Aqui consegui finalmente comer. Bebi um copo de Coca-Cola, que penso que ajudou bastante, comi banana, laranja, batatas fritas, e chocolate, muito chocolate!! Fomos ainda informados que a prova não seriam apenas 53k, mas sim 53 + 3 ou 4. OK, siga!!

Ainda subimos mais um bocado até às eólicas, onde já sentia bastante frio. Ainda pensei vestir o casaco, mas não adiantava porque íamos começar a descer e ficar protegidos pela encosta.
E começámos a descer, aquilo que penso que foi uma estrada romana. E ia a sentir-me bem. E a descida era tal como eu gosto, e fui!! Fui por ali abaixo a correr, abrandando só no final. Aí voltei a ser apanhado pelo Joel, mas ele só dizia: “o motor voltou a trabalhar, não pares!!”. E Dem já se via ali ao fundo, o motor continuava a trabalhar, e eu fui novamente! Obrigado Joel pelo apoio, foi importantíssimo.
Num instante cheguei à aldeia, e estava a virar à esquerda para meta. As dores e a fraqueza desapareceram! Ao chegar à passadeira vermelha, vejo o meu Pai e a Lena. Estão também contentes, e o meu Pai segue a correr comigo a cortar a meta!!
Estava feito, não tão bem como tinha planeado, mas o principal objectivo estava cumprido.

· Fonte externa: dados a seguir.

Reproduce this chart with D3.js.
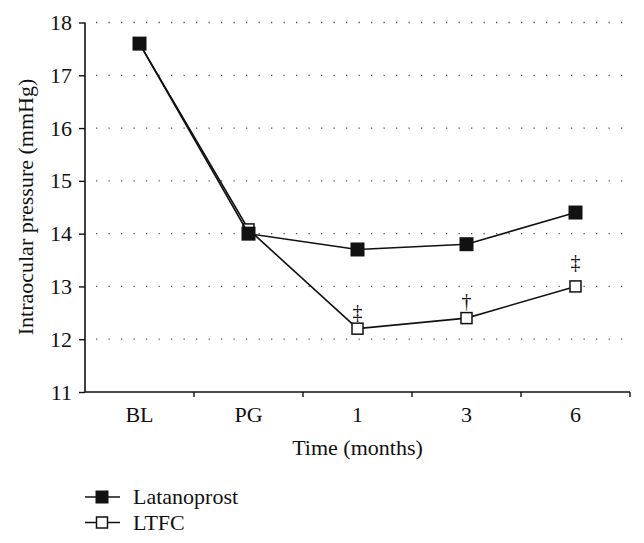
<!DOCTYPE html>
<html><head><meta charset="utf-8">
<script src="https://cdn.jsdelivr.net/npm/d3@7/dist/d3.min.js"></script>
<style>body{margin:0;background:#fff}svg{display:block}text{font-family:"Liberation Serif","DejaVu Serif",serif;fill:#111}</style>
</head><body>
<svg id="c" width="644" height="543"></svg>
<script>
const categories = ["BL", "PG", "1", "3", "6"];
const latanoprost = [17.6, 14.0, 13.7, 13.8, 14.4];
const ltfc = [17.6, 14.08, 12.2, 12.4, 13.0];
const ltfcMarks = ["", "", "‡", "†", "‡"];
const yTicks = [11, 12, 13, 14, 15, 16, 17, 18];
const seriesNames = ["Latanoprost", "LTFC"];

(function () {
const svg = d3.select("#c");
const mLeft = 85, mRight = 630, mTop = 22.5, mBottom = 392;
const x = d3.scaleBand().domain(categories).range([mLeft, mRight]);
const y = d3.scaleLinear().domain([11, 18]).range([mBottom, mTop]);
const ink = "#111";
const serif = "'Liberation Serif', 'DejaVu Serif', serif";

// gridlines
svg.append("g").selectAll("line").data(yTicks.filter(t => t > 11)).join("line")
  .attr("x1", mLeft + 11).attr("x2", 624)
  .attr("y1", d => y(d)).attr("y2", d => y(d))
  .attr("stroke", "#555").attr("stroke-width", 1.3)
  .attr("stroke-dasharray", "1.3,11.2");

// y axis
const ya = svg.append("g").attr("transform", `translate(${mLeft},0)`)
  .call(d3.axisLeft(y).tickValues(yTicks).tickSize(6).tickPadding(7).tickFormat(d3.format("d")))
  .attr("font-family", serif).attr("font-size", 22);
ya.select(".domain").attr("stroke", ink).attr("stroke-width", 1.6).attr("d", `M0,${mBottom}V${mTop}`);
ya.selectAll(".tick line").attr("stroke", ink).attr("stroke-width", 1.4);
ya.selectAll(".tick text").attr("fill", ink);

// x axis
const xa = svg.append("g").attr("transform", `translate(0,${mBottom})`)
  .call(d3.axisBottom(x).tickSize(0).tickPadding(0))
  .attr("font-family", serif).attr("font-size", 22);
xa.select(".domain").attr("stroke", ink).attr("stroke-width", 1.6).attr("d", `M${mLeft},0H${mRight}`);
xa.selectAll(".tick text").attr("fill", ink).attr("dy", null).attr("y", 30);
xa.append("g").selectAll("line").data(categories.map((c, i) => i + 1)).join("line")
  .attr("x1", i => mLeft + i * x.step()).attr("x2", i => mLeft + i * x.step())
  .attr("y1", 0).attr("y2", 5).attr("stroke", ink).attr("stroke-width", 1.4);

// axis titles
svg.append("text").attr("x", (mLeft + mRight) / 2).attr("y", 455)
  .attr("text-anchor", "middle").style("font-size", "22px").text("Time (months)");
svg.append("text").attr("transform", "translate(33,207) rotate(-90)")
  .attr("text-anchor", "middle").style("font-size", "22px").text("Intraocular pressure (mmHg)");

const line = d3.line().x((d, i) => x(categories[i]) + x.bandwidth() / 2).y(d => y(d));
const cx = i => x(categories[i]) + x.bandwidth() / 2;

// LTFC
svg.append("path").attr("d", line(ltfc)).attr("fill", "none").attr("stroke", ink).attr("stroke-width", 1.6);
svg.append("g").selectAll("rect").data(ltfc).join("rect")
  .attr("x", (d, i) => cx(i) - 5.5).attr("y", d => y(d) - 5.5)
  .attr("width", 11).attr("height", 11).attr("fill", "#fff").attr("stroke", ink).attr("stroke-width", 1.5);
const markOff = [0, 0, 17, 17, 24];
svg.append("g").selectAll("text").data(ltfc).join("text")
  .attr("x", (d, i) => cx(i)).attr("y", (d, i) => y(d) - markOff[i] + 7)
  .attr("text-anchor", "middle").style("font-size", "20px")
  .text((d, i) => ltfcMarks[i]);

// Latanoprost
svg.append("path").attr("d", line(latanoprost)).attr("fill", "none").attr("stroke", ink).attr("stroke-width", 1.6);
svg.append("g").selectAll("rect").data(latanoprost).join("rect")
  .attr("x", (d, i) => cx(i) - 7).attr("y", d => y(d) - 7)
  .attr("width", 14).attr("height", 14).attr("fill", ink);

// legend
const lg = svg.append("g");
seriesNames.forEach((name, k) => {
  const ly = 497 + k * 25.5;
  lg.append("line").attr("x1", 85).attr("x2", 120).attr("y1", ly).attr("y2", ly)
    .attr("stroke", ink).attr("stroke-width", 1.6);
  if (k === 0) {
    lg.append("rect").attr("x", 102 - 6.5).attr("y", ly - 6.5).attr("width", 13).attr("height", 13).attr("fill", ink);
  } else {
    lg.append("rect").attr("x", 102 - 5.5).attr("y", ly - 5.5).attr("width", 11).attr("height", 11)
      .attr("fill", "#fff").attr("stroke", ink).attr("stroke-width", 1.5);
  }
  lg.append("text").attr("x", 133).attr("y", ly + 7).style("font-size", "22px").text(name);
});
})();
</script>
</body></html>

Um trail por variadas razoes especial, numa região especial. Não consegui ainda perceber o que se passou, já várias pessoas me disseram que pode ter sido dos nervos, de todas as emoções sentidas no fim-de-semana. Talvez, não sei….

Esta foi sem dúvida a melhor prova em que participei. Desde o levantamento dos dorsais em Caminha, à partida em Dem, marcações do percurso que nunca deram margem para duvidas, abastecimentos e simpatia dos voluntários. TOP. É claramente uma prova a repetir, e esperar que dessa vez consiga gerir melhor tudo.